* _INSTRUCTION_
Where a line below holds the string "code", copy that line.

* _RECORDS PROVIDED_
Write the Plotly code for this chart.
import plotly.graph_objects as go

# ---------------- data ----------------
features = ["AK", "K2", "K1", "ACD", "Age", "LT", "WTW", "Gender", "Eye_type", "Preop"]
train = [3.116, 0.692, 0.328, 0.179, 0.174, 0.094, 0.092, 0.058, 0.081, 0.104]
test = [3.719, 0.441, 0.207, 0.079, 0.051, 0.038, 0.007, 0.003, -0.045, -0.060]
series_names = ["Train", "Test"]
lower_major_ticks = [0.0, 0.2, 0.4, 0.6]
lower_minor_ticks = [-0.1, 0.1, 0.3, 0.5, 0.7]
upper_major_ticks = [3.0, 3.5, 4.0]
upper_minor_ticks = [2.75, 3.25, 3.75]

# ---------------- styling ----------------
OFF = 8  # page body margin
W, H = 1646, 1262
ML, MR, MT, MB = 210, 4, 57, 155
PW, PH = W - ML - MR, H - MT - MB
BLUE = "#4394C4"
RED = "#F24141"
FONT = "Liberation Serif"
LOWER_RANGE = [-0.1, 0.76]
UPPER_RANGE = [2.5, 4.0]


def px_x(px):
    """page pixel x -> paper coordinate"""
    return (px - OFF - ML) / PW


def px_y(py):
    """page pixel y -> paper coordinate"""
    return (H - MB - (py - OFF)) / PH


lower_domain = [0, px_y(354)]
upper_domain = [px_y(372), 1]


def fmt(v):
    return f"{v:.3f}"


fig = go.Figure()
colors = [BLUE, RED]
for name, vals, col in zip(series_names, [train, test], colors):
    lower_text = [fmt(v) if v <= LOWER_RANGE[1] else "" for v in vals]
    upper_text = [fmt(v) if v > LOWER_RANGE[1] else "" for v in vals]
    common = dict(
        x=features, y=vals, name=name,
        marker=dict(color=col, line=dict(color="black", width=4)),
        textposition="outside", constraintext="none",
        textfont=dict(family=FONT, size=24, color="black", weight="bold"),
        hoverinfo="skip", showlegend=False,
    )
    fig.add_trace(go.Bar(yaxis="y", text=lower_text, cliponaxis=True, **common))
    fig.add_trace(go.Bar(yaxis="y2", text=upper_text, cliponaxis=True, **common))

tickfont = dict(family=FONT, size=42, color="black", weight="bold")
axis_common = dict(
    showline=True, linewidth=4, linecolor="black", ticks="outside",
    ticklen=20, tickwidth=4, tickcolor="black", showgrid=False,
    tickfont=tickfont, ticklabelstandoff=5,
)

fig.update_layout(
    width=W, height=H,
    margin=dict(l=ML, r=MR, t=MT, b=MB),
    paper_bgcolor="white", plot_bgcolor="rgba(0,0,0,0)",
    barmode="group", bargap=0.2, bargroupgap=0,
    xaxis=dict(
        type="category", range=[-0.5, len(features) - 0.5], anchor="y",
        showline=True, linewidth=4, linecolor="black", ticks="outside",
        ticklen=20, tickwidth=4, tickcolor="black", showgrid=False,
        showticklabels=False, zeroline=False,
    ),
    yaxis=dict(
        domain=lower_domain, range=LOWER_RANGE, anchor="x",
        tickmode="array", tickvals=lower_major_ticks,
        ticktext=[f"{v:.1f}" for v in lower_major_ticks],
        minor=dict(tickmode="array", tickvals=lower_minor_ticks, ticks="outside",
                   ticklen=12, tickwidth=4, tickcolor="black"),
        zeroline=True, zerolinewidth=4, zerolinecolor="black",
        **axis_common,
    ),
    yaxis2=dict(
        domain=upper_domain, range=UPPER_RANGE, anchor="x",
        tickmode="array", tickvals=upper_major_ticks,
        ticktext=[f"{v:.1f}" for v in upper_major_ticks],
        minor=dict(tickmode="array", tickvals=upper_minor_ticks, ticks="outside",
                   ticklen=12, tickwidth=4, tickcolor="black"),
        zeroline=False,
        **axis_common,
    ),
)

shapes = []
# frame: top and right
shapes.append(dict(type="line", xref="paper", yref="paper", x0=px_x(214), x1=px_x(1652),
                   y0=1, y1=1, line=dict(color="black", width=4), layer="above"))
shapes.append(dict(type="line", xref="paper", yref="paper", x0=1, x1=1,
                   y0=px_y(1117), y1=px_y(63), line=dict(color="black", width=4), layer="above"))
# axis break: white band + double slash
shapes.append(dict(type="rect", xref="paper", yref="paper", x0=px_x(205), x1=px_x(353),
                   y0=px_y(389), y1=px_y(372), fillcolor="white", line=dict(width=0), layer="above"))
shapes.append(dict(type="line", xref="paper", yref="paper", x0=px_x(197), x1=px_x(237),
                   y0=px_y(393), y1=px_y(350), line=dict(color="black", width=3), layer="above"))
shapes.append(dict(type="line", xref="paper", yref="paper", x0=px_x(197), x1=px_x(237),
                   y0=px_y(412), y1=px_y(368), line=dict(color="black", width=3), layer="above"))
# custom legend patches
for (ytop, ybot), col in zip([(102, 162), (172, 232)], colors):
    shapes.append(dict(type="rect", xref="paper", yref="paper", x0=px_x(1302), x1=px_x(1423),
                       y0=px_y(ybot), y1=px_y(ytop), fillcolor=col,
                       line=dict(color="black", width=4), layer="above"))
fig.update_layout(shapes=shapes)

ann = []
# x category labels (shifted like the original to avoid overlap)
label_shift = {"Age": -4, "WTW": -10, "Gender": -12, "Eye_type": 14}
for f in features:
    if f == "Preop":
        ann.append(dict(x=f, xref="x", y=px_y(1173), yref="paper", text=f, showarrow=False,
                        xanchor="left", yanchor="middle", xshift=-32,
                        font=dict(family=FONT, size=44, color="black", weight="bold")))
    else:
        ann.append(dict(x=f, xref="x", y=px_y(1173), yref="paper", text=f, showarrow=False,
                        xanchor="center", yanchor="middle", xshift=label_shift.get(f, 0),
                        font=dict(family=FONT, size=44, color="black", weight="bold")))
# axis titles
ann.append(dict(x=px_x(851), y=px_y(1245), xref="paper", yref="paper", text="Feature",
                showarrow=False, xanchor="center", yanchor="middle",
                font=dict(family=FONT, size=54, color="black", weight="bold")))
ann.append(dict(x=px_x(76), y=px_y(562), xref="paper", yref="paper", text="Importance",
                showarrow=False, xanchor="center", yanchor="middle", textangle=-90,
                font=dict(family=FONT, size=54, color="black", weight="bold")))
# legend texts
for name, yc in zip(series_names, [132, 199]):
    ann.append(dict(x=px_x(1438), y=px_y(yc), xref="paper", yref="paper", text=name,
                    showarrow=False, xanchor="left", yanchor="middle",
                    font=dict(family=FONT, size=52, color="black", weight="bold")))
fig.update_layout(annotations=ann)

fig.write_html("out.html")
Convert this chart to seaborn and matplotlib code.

* _RESULT_
Write the Plotly code for this chart.
Convert this chart to seaborn and matplotlib code.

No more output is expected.